(Job) Reproduce, please, the span of lines beginning at the line with "Recreate this image" and ending at the line with "import numpy as np", inclusive, minus any pictures.
--- BEGIN Provided records ---
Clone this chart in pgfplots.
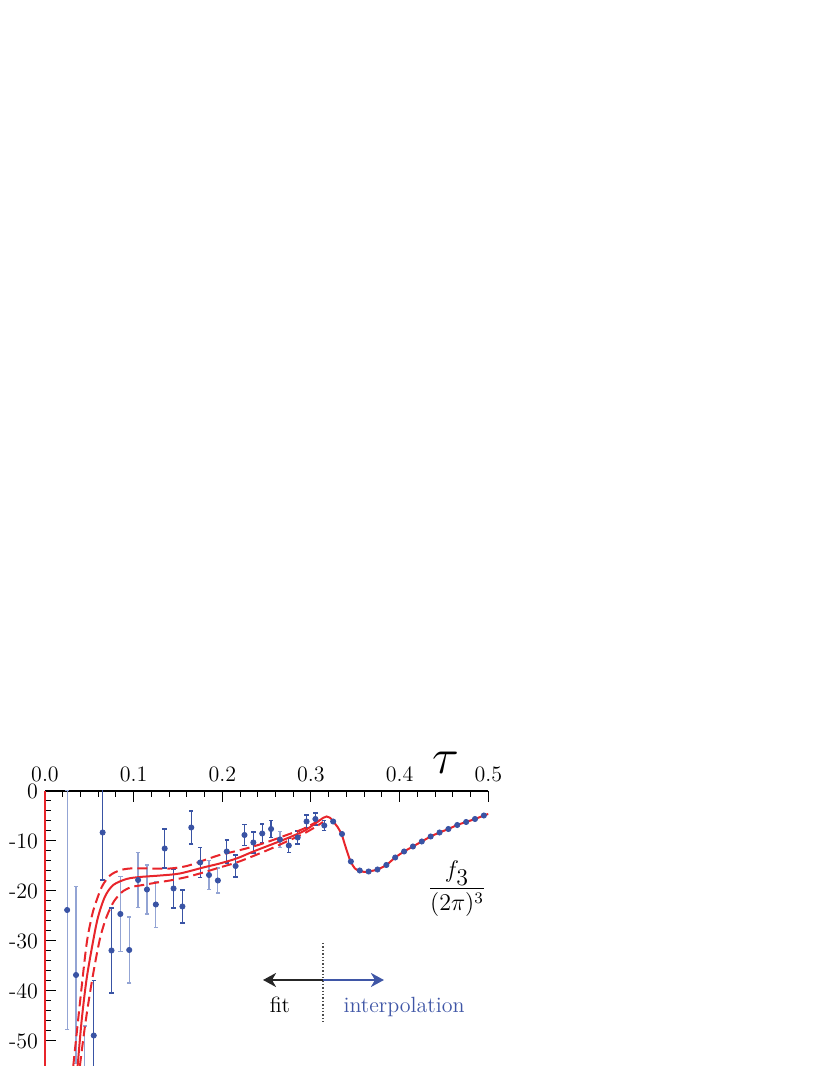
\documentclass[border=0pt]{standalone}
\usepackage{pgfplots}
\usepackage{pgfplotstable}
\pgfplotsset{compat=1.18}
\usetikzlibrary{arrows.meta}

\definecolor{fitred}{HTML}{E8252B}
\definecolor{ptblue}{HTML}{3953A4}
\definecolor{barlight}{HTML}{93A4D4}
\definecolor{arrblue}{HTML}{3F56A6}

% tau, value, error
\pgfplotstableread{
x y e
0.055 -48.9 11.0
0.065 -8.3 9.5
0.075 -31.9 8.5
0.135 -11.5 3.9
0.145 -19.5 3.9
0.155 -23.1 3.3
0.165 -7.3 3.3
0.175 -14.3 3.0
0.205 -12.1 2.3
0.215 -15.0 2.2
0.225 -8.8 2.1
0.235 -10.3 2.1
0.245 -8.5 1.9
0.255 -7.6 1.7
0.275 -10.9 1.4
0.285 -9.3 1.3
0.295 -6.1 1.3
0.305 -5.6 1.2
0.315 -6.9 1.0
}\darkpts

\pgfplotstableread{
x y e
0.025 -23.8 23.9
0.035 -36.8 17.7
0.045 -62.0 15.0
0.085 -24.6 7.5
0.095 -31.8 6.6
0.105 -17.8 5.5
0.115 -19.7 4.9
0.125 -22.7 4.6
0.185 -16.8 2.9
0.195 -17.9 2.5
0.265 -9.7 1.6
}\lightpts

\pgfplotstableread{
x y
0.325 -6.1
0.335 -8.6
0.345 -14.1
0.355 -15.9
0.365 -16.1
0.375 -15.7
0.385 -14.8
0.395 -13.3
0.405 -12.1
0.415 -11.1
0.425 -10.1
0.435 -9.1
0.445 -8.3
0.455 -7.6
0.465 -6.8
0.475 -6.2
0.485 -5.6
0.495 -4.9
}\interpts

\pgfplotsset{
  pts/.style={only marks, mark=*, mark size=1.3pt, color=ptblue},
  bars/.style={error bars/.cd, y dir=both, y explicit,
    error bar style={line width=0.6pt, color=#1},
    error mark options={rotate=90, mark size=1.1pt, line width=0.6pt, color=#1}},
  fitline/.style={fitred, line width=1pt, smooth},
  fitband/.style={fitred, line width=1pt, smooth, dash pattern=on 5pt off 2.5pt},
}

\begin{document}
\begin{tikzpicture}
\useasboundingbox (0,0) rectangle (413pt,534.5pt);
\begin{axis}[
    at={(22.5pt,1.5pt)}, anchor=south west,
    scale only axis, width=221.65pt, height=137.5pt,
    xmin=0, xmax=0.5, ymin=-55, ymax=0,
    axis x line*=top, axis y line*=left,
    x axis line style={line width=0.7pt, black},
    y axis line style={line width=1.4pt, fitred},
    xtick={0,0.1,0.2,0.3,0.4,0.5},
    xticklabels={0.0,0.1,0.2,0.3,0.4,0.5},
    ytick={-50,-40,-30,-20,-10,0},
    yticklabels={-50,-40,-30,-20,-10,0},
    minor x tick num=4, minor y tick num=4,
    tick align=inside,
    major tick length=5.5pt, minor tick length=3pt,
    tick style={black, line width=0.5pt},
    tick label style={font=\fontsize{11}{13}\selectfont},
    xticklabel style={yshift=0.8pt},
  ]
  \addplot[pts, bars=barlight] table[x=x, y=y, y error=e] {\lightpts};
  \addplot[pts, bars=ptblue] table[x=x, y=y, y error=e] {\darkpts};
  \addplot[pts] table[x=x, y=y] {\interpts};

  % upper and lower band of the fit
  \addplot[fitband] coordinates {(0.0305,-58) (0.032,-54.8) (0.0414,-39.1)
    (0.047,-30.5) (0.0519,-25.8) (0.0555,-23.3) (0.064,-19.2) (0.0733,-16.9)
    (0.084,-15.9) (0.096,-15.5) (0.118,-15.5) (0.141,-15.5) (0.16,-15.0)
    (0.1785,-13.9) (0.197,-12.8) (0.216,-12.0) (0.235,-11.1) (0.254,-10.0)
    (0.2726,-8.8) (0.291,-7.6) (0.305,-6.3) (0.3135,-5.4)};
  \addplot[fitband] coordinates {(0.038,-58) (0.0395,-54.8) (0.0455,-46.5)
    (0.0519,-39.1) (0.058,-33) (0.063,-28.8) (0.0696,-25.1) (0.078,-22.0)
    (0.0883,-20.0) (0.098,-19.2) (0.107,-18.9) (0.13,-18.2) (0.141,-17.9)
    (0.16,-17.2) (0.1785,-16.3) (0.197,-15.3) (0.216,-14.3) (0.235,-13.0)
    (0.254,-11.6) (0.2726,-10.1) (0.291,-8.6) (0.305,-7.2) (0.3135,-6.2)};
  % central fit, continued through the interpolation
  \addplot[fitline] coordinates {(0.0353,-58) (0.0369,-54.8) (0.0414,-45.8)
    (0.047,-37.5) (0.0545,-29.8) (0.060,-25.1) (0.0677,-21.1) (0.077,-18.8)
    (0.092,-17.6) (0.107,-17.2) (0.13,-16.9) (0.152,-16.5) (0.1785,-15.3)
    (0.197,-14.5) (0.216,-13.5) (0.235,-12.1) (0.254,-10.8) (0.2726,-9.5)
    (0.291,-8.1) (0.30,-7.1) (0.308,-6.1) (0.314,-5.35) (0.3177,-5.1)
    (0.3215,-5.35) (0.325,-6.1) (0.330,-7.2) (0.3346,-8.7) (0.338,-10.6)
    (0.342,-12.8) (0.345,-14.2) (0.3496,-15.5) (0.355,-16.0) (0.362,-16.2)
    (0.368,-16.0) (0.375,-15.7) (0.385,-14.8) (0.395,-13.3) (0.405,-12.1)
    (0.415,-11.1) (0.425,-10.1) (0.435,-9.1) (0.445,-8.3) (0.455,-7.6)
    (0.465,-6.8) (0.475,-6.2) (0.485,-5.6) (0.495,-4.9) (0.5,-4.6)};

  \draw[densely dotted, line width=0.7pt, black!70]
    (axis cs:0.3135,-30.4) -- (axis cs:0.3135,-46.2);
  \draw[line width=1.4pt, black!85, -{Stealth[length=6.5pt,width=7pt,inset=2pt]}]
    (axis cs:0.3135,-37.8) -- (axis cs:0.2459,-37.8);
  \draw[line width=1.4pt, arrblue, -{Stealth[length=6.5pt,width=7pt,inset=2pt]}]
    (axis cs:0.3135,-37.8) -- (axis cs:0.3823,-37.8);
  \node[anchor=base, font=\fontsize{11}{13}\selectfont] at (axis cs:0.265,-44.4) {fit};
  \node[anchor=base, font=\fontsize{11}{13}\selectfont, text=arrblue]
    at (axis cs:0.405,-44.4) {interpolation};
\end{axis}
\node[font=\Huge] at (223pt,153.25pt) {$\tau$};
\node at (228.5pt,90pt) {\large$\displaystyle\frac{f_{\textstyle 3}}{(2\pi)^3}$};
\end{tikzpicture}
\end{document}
--- END Provided records ---
--- BEGIN Provided records ---
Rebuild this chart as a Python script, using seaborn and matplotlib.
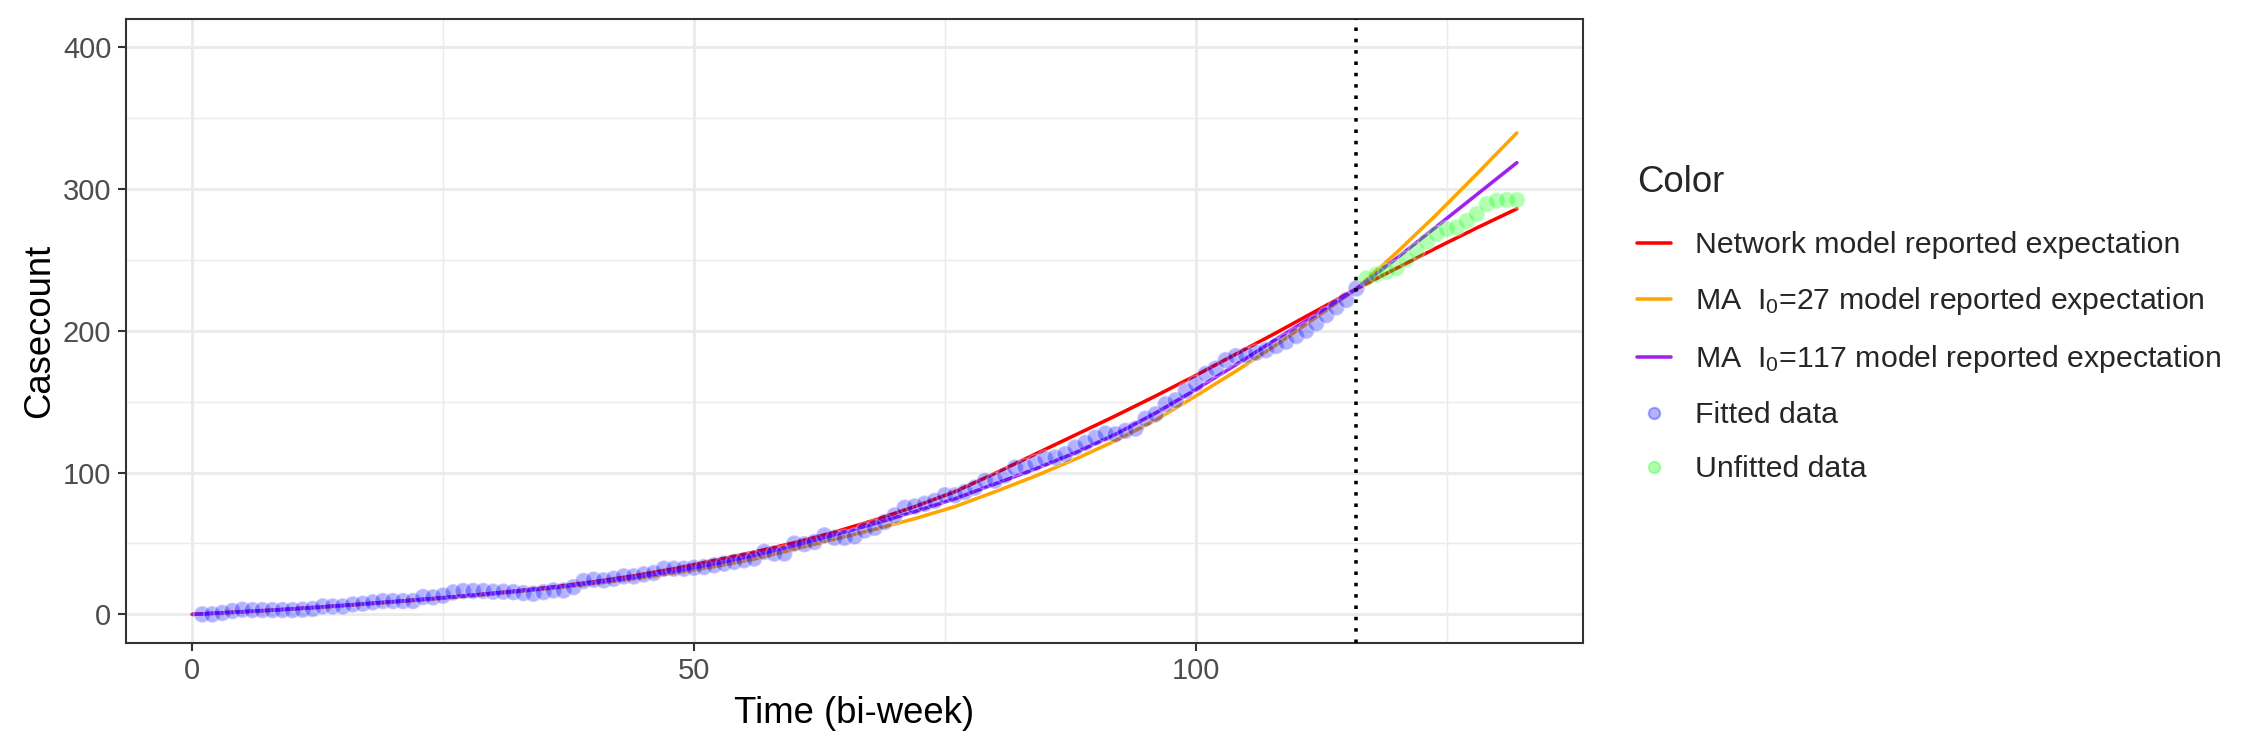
--- END Provided records ---
--- BEGIN Provided records ---
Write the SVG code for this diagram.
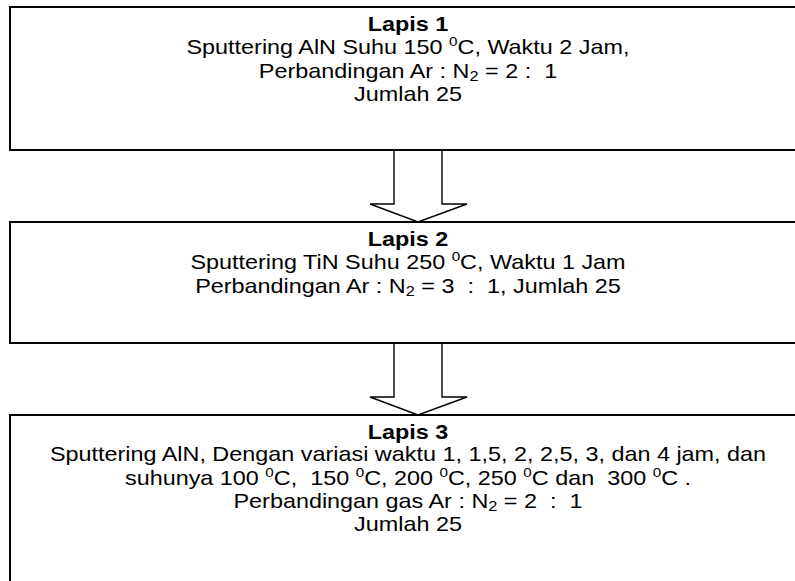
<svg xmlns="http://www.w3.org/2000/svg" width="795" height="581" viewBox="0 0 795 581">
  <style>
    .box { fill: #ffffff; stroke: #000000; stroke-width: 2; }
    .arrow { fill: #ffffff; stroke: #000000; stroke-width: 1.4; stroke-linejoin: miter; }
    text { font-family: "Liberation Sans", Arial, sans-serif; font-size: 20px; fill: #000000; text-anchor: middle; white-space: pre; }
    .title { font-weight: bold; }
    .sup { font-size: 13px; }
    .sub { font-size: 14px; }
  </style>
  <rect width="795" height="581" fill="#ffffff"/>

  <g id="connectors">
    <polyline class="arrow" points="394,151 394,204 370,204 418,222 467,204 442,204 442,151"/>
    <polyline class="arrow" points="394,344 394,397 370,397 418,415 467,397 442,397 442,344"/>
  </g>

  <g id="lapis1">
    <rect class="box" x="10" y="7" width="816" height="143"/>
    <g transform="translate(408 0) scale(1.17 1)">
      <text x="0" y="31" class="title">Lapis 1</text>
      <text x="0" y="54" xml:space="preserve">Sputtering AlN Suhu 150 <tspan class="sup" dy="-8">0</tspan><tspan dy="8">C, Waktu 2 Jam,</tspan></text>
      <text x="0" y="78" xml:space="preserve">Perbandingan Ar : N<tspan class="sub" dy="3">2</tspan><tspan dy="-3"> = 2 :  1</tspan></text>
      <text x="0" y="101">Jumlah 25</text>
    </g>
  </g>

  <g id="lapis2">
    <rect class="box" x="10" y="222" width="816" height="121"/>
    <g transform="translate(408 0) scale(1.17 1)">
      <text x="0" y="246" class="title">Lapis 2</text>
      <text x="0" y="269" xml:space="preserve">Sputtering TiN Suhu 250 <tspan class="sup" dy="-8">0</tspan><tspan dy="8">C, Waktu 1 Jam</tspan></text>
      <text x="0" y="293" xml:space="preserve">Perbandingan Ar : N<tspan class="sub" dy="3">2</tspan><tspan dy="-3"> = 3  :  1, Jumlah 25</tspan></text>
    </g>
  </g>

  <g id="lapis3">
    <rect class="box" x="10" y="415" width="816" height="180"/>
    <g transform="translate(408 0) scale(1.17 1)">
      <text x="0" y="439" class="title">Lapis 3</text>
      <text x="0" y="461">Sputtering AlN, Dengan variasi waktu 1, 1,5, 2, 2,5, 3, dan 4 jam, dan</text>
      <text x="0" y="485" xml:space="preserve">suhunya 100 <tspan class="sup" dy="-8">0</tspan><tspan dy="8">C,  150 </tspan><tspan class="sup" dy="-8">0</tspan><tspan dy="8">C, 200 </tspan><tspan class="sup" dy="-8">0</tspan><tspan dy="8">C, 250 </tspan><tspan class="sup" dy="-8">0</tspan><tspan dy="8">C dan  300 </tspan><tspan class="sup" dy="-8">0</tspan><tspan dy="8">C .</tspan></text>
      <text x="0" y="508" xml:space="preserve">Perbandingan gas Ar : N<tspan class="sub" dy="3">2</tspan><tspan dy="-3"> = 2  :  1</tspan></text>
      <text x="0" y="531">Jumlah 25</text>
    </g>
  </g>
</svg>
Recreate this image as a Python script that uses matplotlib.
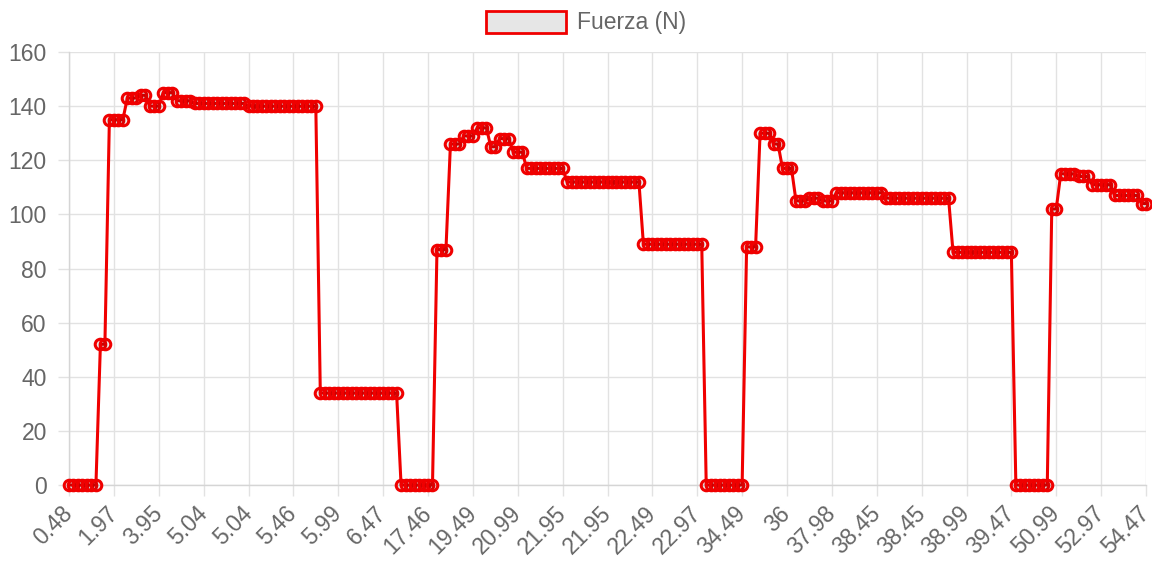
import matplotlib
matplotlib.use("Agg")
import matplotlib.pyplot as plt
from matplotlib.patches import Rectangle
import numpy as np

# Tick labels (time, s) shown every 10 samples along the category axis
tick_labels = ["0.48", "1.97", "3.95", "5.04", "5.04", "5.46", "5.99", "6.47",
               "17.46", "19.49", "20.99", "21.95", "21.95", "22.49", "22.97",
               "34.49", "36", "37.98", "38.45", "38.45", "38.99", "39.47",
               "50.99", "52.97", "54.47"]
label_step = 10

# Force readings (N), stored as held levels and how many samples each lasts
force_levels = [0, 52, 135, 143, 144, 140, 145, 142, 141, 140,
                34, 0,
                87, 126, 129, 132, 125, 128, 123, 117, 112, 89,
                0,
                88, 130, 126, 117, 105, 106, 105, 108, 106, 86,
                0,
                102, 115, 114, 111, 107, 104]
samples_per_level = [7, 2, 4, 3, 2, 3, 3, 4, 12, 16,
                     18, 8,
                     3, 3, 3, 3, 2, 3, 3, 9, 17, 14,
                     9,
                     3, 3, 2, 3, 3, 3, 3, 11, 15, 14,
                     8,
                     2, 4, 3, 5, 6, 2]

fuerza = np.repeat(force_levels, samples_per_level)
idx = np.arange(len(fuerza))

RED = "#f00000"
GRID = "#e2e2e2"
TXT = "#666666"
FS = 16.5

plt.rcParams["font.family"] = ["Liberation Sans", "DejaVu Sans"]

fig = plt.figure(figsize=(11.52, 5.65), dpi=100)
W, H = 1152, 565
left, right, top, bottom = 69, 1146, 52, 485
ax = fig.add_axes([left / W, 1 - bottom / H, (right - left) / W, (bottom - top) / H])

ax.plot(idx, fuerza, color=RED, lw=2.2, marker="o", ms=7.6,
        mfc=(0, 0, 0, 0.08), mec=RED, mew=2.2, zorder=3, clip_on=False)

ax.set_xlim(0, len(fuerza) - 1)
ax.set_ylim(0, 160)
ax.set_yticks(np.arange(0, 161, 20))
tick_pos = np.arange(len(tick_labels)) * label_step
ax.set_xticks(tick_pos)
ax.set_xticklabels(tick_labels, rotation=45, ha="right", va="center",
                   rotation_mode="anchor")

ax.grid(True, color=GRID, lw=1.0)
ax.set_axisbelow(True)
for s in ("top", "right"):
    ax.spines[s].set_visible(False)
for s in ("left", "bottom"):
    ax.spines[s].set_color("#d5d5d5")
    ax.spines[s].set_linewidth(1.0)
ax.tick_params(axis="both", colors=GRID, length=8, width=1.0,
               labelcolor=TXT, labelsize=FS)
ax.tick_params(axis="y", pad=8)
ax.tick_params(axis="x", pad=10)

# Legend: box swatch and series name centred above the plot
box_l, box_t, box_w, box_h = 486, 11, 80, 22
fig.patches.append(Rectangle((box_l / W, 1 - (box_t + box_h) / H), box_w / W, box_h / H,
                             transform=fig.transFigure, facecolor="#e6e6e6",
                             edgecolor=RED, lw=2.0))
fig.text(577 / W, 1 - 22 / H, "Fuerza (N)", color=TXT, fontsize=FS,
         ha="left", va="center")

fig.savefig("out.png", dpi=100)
--- END Provided records ---
(Solution)
Recreate this image as a Python script that uses matplotlib.
import matplotlib
matplotlib.use("Agg")
import matplotlib.pyplot as plt
from matplotlib.patches import Rectangle
import numpy as np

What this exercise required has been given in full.